Proof that $e^{-x} \ge 1-x$
Solution 1:
Recall the Mean Value Theorem that says that for a continuous function on $[a,b]$, and a differentiable function on the interval $(a, b)$, there exists a $c \in (a,b)$ such that
$$\frac{f(b)-f(a)}{b-a} = f^{\prime}(c).$$
Consider working on the interval $[0, x].$ Then, in our case,
$$\frac{e^{-x} - 1}{x} = -e^{-c}$$
for some $c \in (0, x)$. It is clear to see that for any $c$ lying in that interval, $-e^{-c} \geq -1.$ Hence,
$$\frac{e^{-x}-1}{x} \geq -1.$$
The result then follows,
$$e^{-x}-1 \geq -x \implies e^{-x} \geq 1 -x$$
for any $x \geq 0.$
Solution 2:
Consider the function and its derivatives $$f(x)=e^{-x}-1+x\qquad f'(x)=1-e^{-x}\qquad f''(x)=e^{-x}$$ The first derivative cancels for $x=0$ and $f(0)=0$. The second derivative is always positive; so $x=0$ corresponds to the minimum and f(x) is always greater or equal $0$. So, the relation holds for any $x$ (positive or negative; the sign does not matter).
Solution 3:
CLAIM
Here, I provide a alternative proof of $$e^x \ge x+1$$ for all real $x$.

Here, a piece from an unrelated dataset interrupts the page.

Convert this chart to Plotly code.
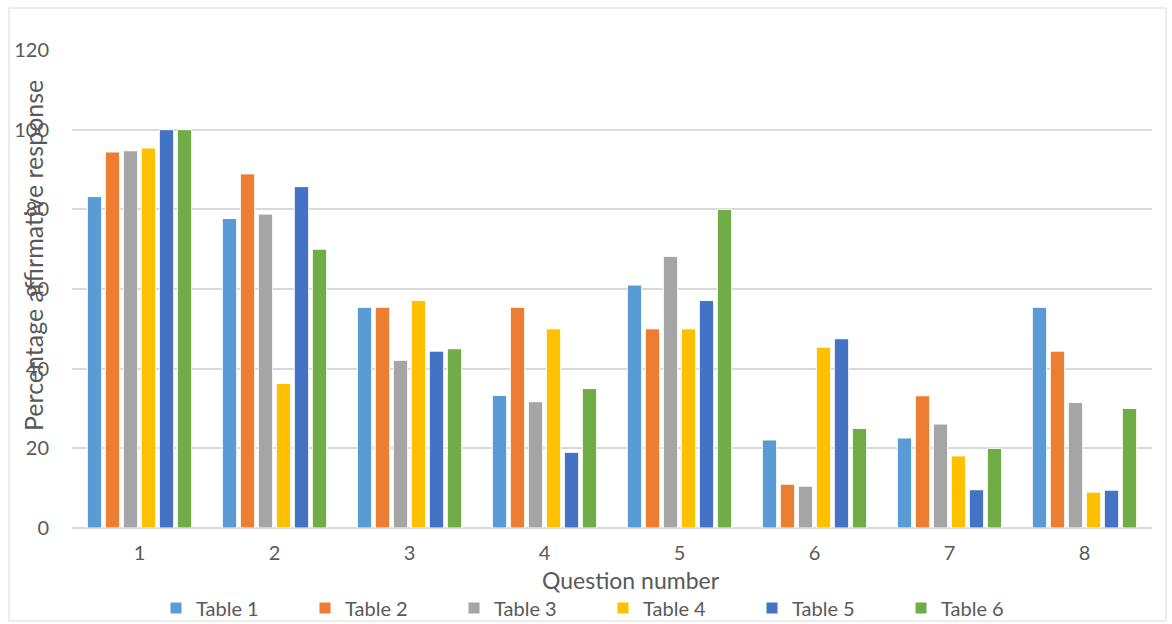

Let $f(x) = e^x-(1+x)$, then $f^\prime(x) = e^x-1$.
Hence $f^\prime(x)=0$ iff $x=0$.
Furthermore, note that $f^{\prime\prime}(x) = e^x>0$.
Thus, $f(0)=0$ must be the global minimum of $f(x)$.
Our inequality is proven.
HOW TO APPLY
Let $x=-t$. Then $e^{-t} \ge -t+1=1-t$ for $t$.
In fact, this goes further-it proves that it is true not only for $t \ge 0$, but for any real $t$.